Twenty years ago, Georgia and 45 other states reached an agreement with tobacco companies that settled all future claims against the firms about smoking. A major goal of the pact was to reduce cigarette smoking in the nation.



The Master Settlement Agreement has provided Georgia with more than $3 billion since 2000. The money comes every year, and amounted to $150 million in fiscal 2019.



But a shrinking share of it goes to actual cancer prevention and treatment.



According to state figures recently compiled by the Georgia Center for Oncology Research & Education (CORE), just $14.1 million of the Georgia allotment of $151 million in fiscal 2019 went to deal with cancer. That’s less than 10 percent. In contrast, the state’s cancer spending share in fiscal 2001 was 27 percent.



Advocates for increased cancer funding say the state Legislature should provide more money to these efforts.



Cancer is the second-leading cause of death in Georgia. And tobacco is a major driver of cancer in the state.





Paris




“Progress in cancer care, treatment and prevention has been extraordinary,’’ said Nancy Paris, CEO of Georgia CORE. “We would like [cancer programs] more appropriately resourced.’’



“If cancer is diagnosed early, it’s easier to treat, costs less, and people go back to work.’’



Currently, Georgia’s cancer money goes to programs such as screenings, smoking prevention and cessation, regional cancer coalitions, and treatment of the uninsured.



“We do an uneven job on cancer screenings,’’ Paris said. “We could eliminate cervical cancer deaths with pap smears.’’ There’s also a gap in statewide services for the hundreds of thousands of cancer survivors in Georgia.



But if most of the state’s settlement dollars are not currently devoted to cancer efforts, how are they spent? This year, 80 percent of the money goes to Medicaid, for direct health care in the federal/state program.
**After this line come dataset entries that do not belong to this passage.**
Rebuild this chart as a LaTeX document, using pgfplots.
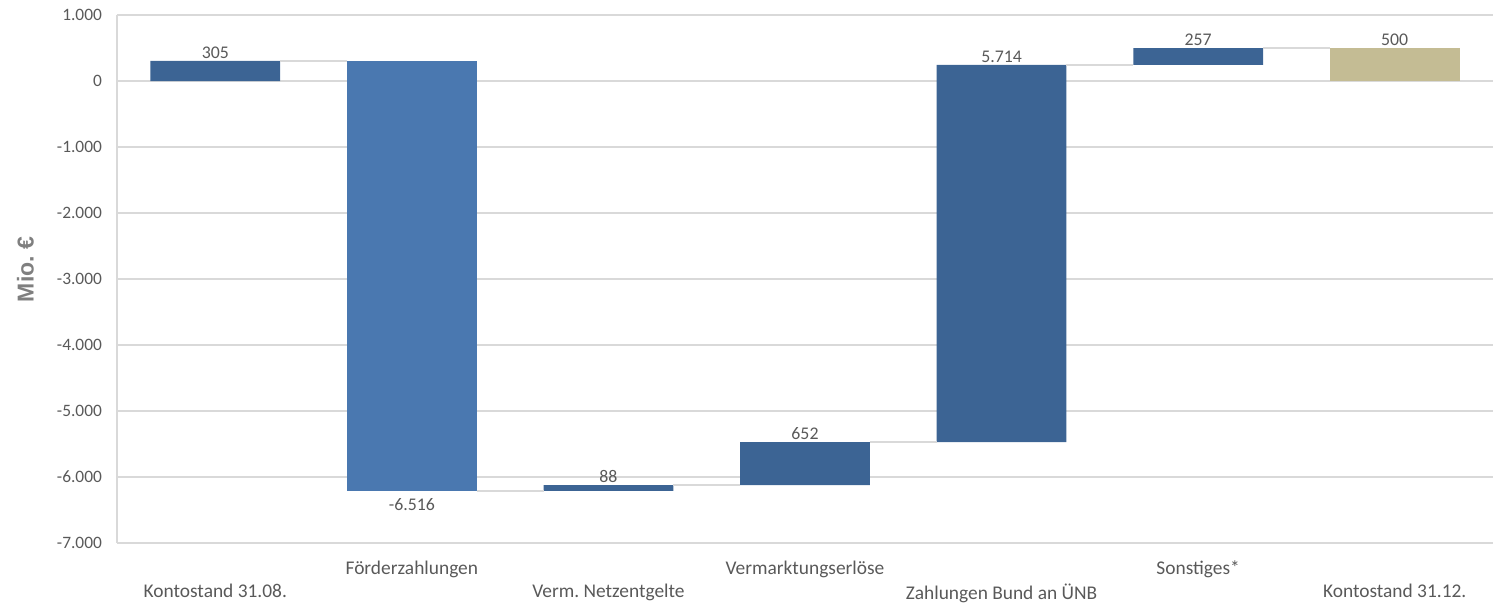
\documentclass[border=0pt]{standalone}
\usepackage{pgfplots}
\pgfplotsset{compat=1.18}
\usepackage{pgfplotstable}
\usepackage{fontspec}
\setmainfont{Carlito}
\newfontfamily\arialfont{Liberation Sans}
\frenchspacing
\definecolor{dblue}{HTML}{3C6494}
\definecolor{lblue}{HTML}{4A78B0}
\definecolor{ktan}{HTML}{C4BC94}
\definecolor{gridc}{HTML}{D9D9D9}
\definecolor{txt}{HTML}{595959}
\definecolor{ylab}{HTML}{7F7F7F}

\pgfplotstableread{
x base dark light tan
0 0 305 0 0
1 -6211 0 6516 0
2 -6211 88 0 0
3 -6123 652 0 0
4 -5471 5714 0 0
5 243 257 0 0
6 0 0 0 500
}\bars

\pgfplotstableread{
x y
0.33 305
0.67 305
nan nan
1.33 -6211
1.67 -6211
nan nan
2.33 -6123
2.67 -6123
nan nan
3.33 -5471
3.67 -5471
nan nan
4.33 243
4.67 243
nan nan
5.33 500
5.67 500
}\conn

\pgfplotstableread{
x y lab
0 305 305
2 -6123 88
3 -5471 652
4 243 5.714
5 500 257
6 500 500
}\labup

\pgfplotstableread{
x y lab
1 -6211 -6.516
}\labdown

\begin{document}
\begin{tikzpicture}
\begin{axis}[
  at={(0,0)}, anchor=south west,
  scale only axis, width=688pt, height=264pt,
  xmin=-0.5, xmax=6.5, ymin=-7000, ymax=1000,
  ybar stacked, stack negative=on previous, bar width=0.66,
  axis x line*=bottom, axis y line*=left,
  axis line style={draw=gridc, line width=0.75pt, -},
  ymajorgrids, grid style={draw=gridc, line width=0.75pt},
  major tick length=0pt,
  ytick={-7000,-6000,...,1000},
  yticklabels={-7.000,-6.000,-5.000,-4.000,-3.000,-2.000,-1.000,0,1.000},
  xtick={1,3,5},
  xticklabels={Förderzahlungen,Vermarktungserlöse,Sonstiges*},
  extra x ticks={0,2,4,6},
  extra x tick labels={Kontostand 31.08.,Verm. Netzentgelte,Zahlungen Bund an ÜNB,Kontostand 31.12.},
  extra x tick style={grid=none, xticklabel style={yshift=-11.5pt}},
  ticklabel style={font=\fontsize{8.7}{10}\selectfont, text=txt},
  yticklabel style={xshift=-4pt},
  xticklabel style={yshift=-5.5pt, font=\fontsize{9.7}{11}\selectfont},
  ylabel={Mio. €},
  every axis y label/.style={at={(axis description cs:-0.0665,0.518)}, rotate=90, anchor=center, font=\arialfont\bfseries\fontsize{11.5}{13}\selectfont, text=ylab},
]
\addplot[draw=none, fill=none] table[x=x,y=base]{\bars};
\addplot[draw=none, fill=dblue] table[x=x,y=dark]{\bars};
\addplot[draw=none, fill=lblue] table[x=x,y=light]{\bars};
\addplot[draw=none, fill=ktan] table[x=x,y=tan]{\bars};
\end{axis}
\begin{axis}[
  at={(0,0)}, anchor=south west,
  scale only axis, width=688pt, height=264pt,
  xmin=-0.5, xmax=6.5, ymin=-7000, ymax=1000,
  hide axis, clip=false,
]
\addplot[gridc, line width=0.75pt, unbounded coords=jump] table[x=x,y=y]{\conn};
\addplot[draw=none, nodes near coords, point meta=explicit symbolic,
  nodes near coords style={anchor=south, yshift=-2.2pt, font=\fontsize{8.9}{10}\selectfont, text=txt}]
  table[x=x,y=y,meta=lab]{\labup};
\addplot[draw=none, nodes near coords, point meta=explicit symbolic,
  nodes near coords style={anchor=north, font=\fontsize{8.9}{10}\selectfont, text=txt}]
  table[x=x,y=y,meta=lab]{\labdown};
\end{axis}
\pgfresetboundingbox
\useasboundingbox (-58.5pt,-30pt) rectangle (689.5pt,271.5pt);
\end{tikzpicture}
\end{document}
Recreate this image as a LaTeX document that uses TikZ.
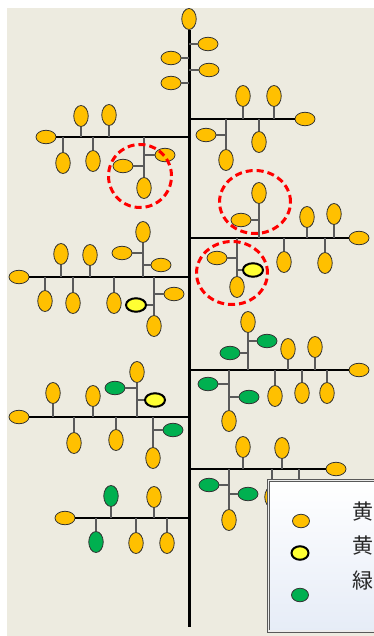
\documentclass[tikz,border=0pt]{standalone}
\usepackage{fontspec}
\usepackage{tikz}
\usetikzlibrary{shapes.geometric}
\newfontfamily\cjk{Noto Sans CJK JP}
\definecolor{paper}{HTML}{EDEBE0}
\definecolor{leafor}{HTML}{FFC000}
\definecolor{leafye}{HTML}{FFFF33}
\definecolor{leafgr}{HTML}{00B050}
\definecolor{leafedge}{HTML}{333333}
\definecolor{twiggray}{HTML}{5A5A5A}
\definecolor{boxtint}{HTML}{E6ECF7}

\begin{document}
\begin{tikzpicture}[x=1pt,y=-1pt,
  leaf/.style={ellipse,draw=leafedge,line width=0.8pt,fill=leafor,inner sep=0pt},
  hleaf/.style={leaf,minimum width=20pt,minimum height=13.5pt},
  vleaf/.style={leaf,minimum width=14.5pt,minimum height=21pt},
  or/.style={},
  gr/.style={fill=leafgr},
  hot/.style={fill=leafye,draw=black,line width=2pt},
  trunk/.style={line width=3pt},
  branch/.style={line width=1.1pt},
  twig/.style={line width=1.3pt,draw=twiggray},
  ring/.style={ellipse,draw=red,line width=3pt,dash pattern=on 7pt off 4pt,inner sep=0pt},
  keydot/.style={ellipse,draw=leafedge,line width=0.8pt,inner sep=0pt,minimum width=17pt,minimum height=13.5pt},
  keytext/.style={font=\cjk\fontsize{21}{21}\selectfont,text=black!85,inner sep=0pt}]
  \useasboundingbox (0,0) rectangle (374,636);
  \clip (0,0) rectangle (374,636);
  \fill[paper] (7,8) rectangle (374,636);

  \node[vleaf] (tip) at (189,19) {};
  \coordinate (base) at (189,627);
  \draw[trunk] (tip) -- (base);
  \foreach \p/\x/\y in {a/208/44,b/171/58,c/209/70,d/171/83}
    {\node[hleaf] (t\p) at (\x,\y) {}; \draw[twig] (base |- t\p) -- (t\p);}

  \coordinate (R1) at (189,119);
  \node[hleaf] (R1e) at (305,119) {};
  \draw[branch] (R1) -- (R1e);
  \foreach \p/\x/\y in {a/243/96,b/274/96,c/259/142}
    {\node[vleaf] (R1\p) at (\x,\y) {}; \draw[twig] (R1\p |- R1) -- (R1\p);}
  \coordinate (R1s) at (226,119);
  \node[vleaf] (R1sb) at (226,160) {};
  \draw[twig] (R1s) -- (R1sb);
  \node[hleaf] (R1sl) at (206,135) {};
  \draw[twig] (R1s |- R1sl) -- (R1sl);

  \coordinate (L1) at (189,137);
  \node[hleaf] (L1e) at (46,137) {};
  \draw[branch] (L1) -- (L1e);
  \foreach \p/\x/\y in {a/81/116,b/109/115,c/63/163,d/93/161}
    {\node[vleaf] (L1\p) at (\x,\y) {}; \draw[twig] (L1\p |- L1) -- (L1\p);}
  \coordinate (L1s) at (144,137);
  \node[vleaf] (L1sb) at (144,188) {};
  \draw[twig] (L1s) -- (L1sb);
  \foreach \p/\x/\y/\c in {r/165/155/or,l/123/166/or}
    {\node[hleaf,\c] (L1s\p) at (\x,\y) {}; \draw[twig] (L1s |- L1s\p) -- (L1s\p);}

  \coordinate (R2) at (189,238);
  \node[hleaf] (R2e) at (359,238) {};
  \draw[branch] (R2) -- (R2e);
  \foreach \p/\x/\y in {a/307/217,b/334/214,c/284/262,d/325/263}
    {\node[vleaf] (R2\p) at (\x,\y) {}; \draw[twig] (R2\p |- R2) -- (R2\p);}
  \coordinate (R2u) at (259,238);
  \node[vleaf] (R2ut) at (259,193) {};
  \draw[twig] (R2u) -- (R2ut);
  \node[hleaf] (R2ul) at (241,220) {};
  \draw[twig] (R2u |- R2ul) -- (R2ul);
  \coordinate (R2d) at (237,238);
  \node[vleaf] (R2db) at (237,287) {};
  \draw[twig] (R2d) -- (R2db);
  \foreach \p/\x/\y/\c in {l/217/258/or,r/253/270/hot}
    {\node[hleaf,\c] (R2d\p) at (\x,\y) {}; \draw[twig] (R2d |- R2d\p) -- (R2d\p);}

  \coordinate (L2) at (189,277);
  \node[hleaf] (L2e) at (19,277) {};
  \draw[branch] (L2) -- (L2e);
  \foreach \p/\x/\y in {a/61/254,b/90/255,c/45/301,d/73/303,e/114/303}
    {\node[vleaf] (L2\p) at (\x,\y) {}; \draw[twig] (L2\p |- L2) -- (L2\p);}
  \coordinate (L2u) at (143,277);
  \node[vleaf] (L2ut) at (143,232) {};
  \draw[twig] (L2u) -- (L2ut);
  \foreach \p/\x/\y/\c in {l/122/253/or,r/161/265/or}
    {\node[hleaf,\c] (L2u\p) at (\x,\y) {}; \draw[twig] (L2u |- L2u\p) -- (L2u\p);}
  \coordinate (L2d) at (154,277);
  \node[vleaf] (L2db) at (154,326) {};
  \draw[twig] (L2d) -- (L2db);
  \foreach \p/\x/\y/\c in {l/136/305/hot,r/174/294/or}
    {\node[hleaf,\c] (L2d\p) at (\x,\y) {}; \draw[twig] (L2d |- L2d\p) -- (L2d\p);}

  \coordinate (R3) at (189,370);
  \node[hleaf] (R3e) at (359,370) {};
  \draw[branch] (R3) -- (R3e);
  \foreach \p/\x/\y in {a/288/349,b/315/347,c/275/396,d/302/393,e/327/393}
    {\node[vleaf] (R3\p) at (\x,\y) {}; \draw[twig] (R3\p |- R3) -- (R3\p);}
  \coordinate (R3u) at (248,370);
  \node[vleaf] (R3ut) at (248,322) {};
  \draw[twig] (R3u) -- (R3ut);
  \foreach \p/\x/\y/\c in {r/267/341/gr,l/230/353/gr}
    {\node[hleaf,\c] (R3u\p) at (\x,\y) {}; \draw[twig] (R3u |- R3u\p) -- (R3u\p);}
  \coordinate (R3d) at (229,370);
  \node[vleaf] (R3db) at (229,421) {};
  \draw[twig] (R3d) -- (R3db);
  \foreach \p/\x/\y/\c in {l/208/384/gr,r/249/397/gr}
    {\node[hleaf,\c] (R3d\p) at (\x,\y) {}; \draw[twig] (R3d |- R3d\p) -- (R3d\p);}

  \coordinate (L3) at (189,417);
  \node[hleaf] (L3e) at (19,417) {};
  \draw[branch] (L3) -- (L3e);
  \foreach \p/\x/\y in {a/53/393,b/93/396,c/74/443,d/116/440}
    {\node[vleaf] (L3\p) at (\x,\y) {}; \draw[twig] (L3\p |- L3) -- (L3\p);}
  \coordinate (L3u) at (137,417);
  \node[vleaf] (L3ut) at (137,372) {};
  \draw[twig] (L3u) -- (L3ut);
  \foreach \p/\x/\y/\c in {l/115/388/gr,r/155/400/hot}
    {\node[hleaf,\c] (L3u\p) at (\x,\y) {}; \draw[twig] (L3u |- L3u\p) -- (L3u\p);}
  \coordinate (L3d) at (153,417);
  \node[vleaf] (L3db) at (153,458) {};
  \draw[twig] (L3d) -- (L3db);
  \node[hleaf,gr] (L3dr) at (173,430) {};
  \draw[twig] (L3d |- L3dr) -- (L3dr);

  \coordinate (R4) at (189,469);
  \node[hleaf] (R4e) at (336,469) {};
  \draw[branch] (R4) -- (R4e);
  \foreach \p/\x/\y in {a/243/447,b/282/448,c/272/497}
    {\node[vleaf] (R4\p) at (\x,\y) {}; \draw[twig] (R4\p |- R4) -- (R4\p);}
  \coordinate (R4h) at (299,490);
  \draw[twig] (R4h |- R4) -- (R4h);
  \coordinate (R4d) at (229,469);
  \node[vleaf] (R4db) at (229,520) {};
  \draw[twig] (R4d) -- (R4db);
  \foreach \p/\x/\y/\c in {l/209/485/gr,r/248/494/gr}
    {\node[hleaf,\c] (R4d\p) at (\x,\y) {}; \draw[twig] (R4d |- R4d\p) -- (R4d\p);}

  \coordinate (L4) at (189,518);
  \node[hleaf] (L4e) at (65,518) {};
  \draw[branch] (L4) -- (L4e);
  \foreach \p/\x/\y/\c in {a/111/496/gr,b/154/497/or,c/96/542/gr,d/136/543/or,e/167/543/or}
    {\node[vleaf,\c] (L4\p) at (\x,\y) {}; \draw[twig] (L4\p |- L4) -- (L4\p);}

  \node[ring,minimum width=63pt,minimum height=63pt] (c1) at (140,176) {};
  \node[ring,minimum width=71pt,minimum height=63pt] (c2) at (255,202) {};
  \node[ring,minimum width=71pt,minimum height=63pt] (c3) at (232,273) {};

  \draw[draw=gray!70!black,line width=0.8pt,double=white!85!gray,double distance=1.4pt,
    top color=white,bottom color=boxtint] (268.5,480.5) rectangle (392,631);
  \node[keydot,fill=leafor] (k1) at (301,521) {};
  \node[keydot,fill=leafye,draw=black,line width=2pt] (k2) at (300,553) {};
  \node[keydot,fill=leafgr] (k3) at (300,595) {};
  \node[keytext] (w1) at (363,512) {黄};
  \node[keytext] (w2) at (363,546) {黄};
  \node[keytext] (w3) at (363,581) {緑};
\end{tikzpicture}
\end{document}
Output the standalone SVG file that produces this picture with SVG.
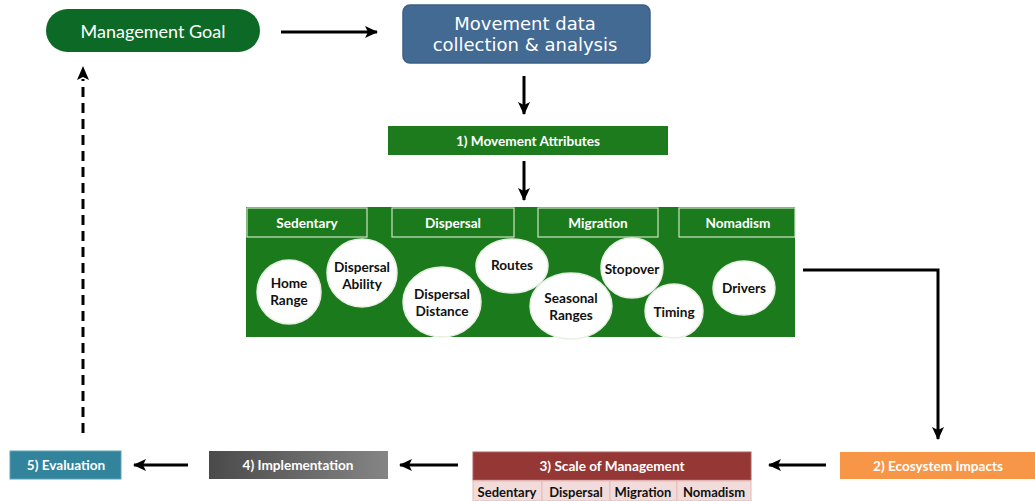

More funds are needed for state tobacco cessation and prevention programs, according to June Deen of the American Lung Association. (Here’s a recent GHN article on the association’s gradesof Georgia’s tobacco control programs.)



It’s not just Georgia that’s lagging in anti-tobacco funding. No state funds tobacco control programs at the CDC’s “recommended” level. Only two states (Alaska and California) provide more than 90 percent of recommended funding, the Atlanta-based federal health agency says.



Michael Eriksen of Georgia State University, an expert on tobacco control, said Wednesday that fewer dollars from the settlement agreement nationally are being spent on tobacco prevention and control.



Georgia is doing better than many states in its directing the funds for general health purposes, and not spending the money on non-health areas, said Eriksen, who is dean of the GSU School of Public Health.



State Rep. Pat Gardner, an Atlanta Democrat, would like to see more spending on tobacco prevention. “We talk about early intervention and prevention, but when it’s time to dole out the money, it always falls at the bottom of priorities,” Gardner says. “It’s a big issue. Tobacco use, like other addictions, creates enormous health care costs.’’



The Campaign for Tobacco-Free Kids ranked Georgia 47th in state spending on tobacco prevention.



State Sen. Dean Burke (R-Bainbridge), who’s a physician, told GHN that Georgia “should fund evidence-based proven strategies especially for youth cigarette smoking prevention strategies. These programs would return their investment in prevention of future health care costs and increased productivity of the individual. It makes sense that funding could come from the tobacco settlement but in the end it doesn’t really matter which ‘financial bucket’ the investment comes from, just a commitment to spend what is scientifically supported to be effective.’’





Eriksen




The state is currently writing a new cancer plan, outlining priorities and strategies.



Eriksen of GSU said Georgia “can do something meaningful on lung cancer,’’ which is the leading cause of cancer deaths.



New lung cancer screening, plus the advent of “precision” and personalized medicine, can make a big difference in reducing fatalities, Eriksen said. “Georgia could be a national model in doing that.”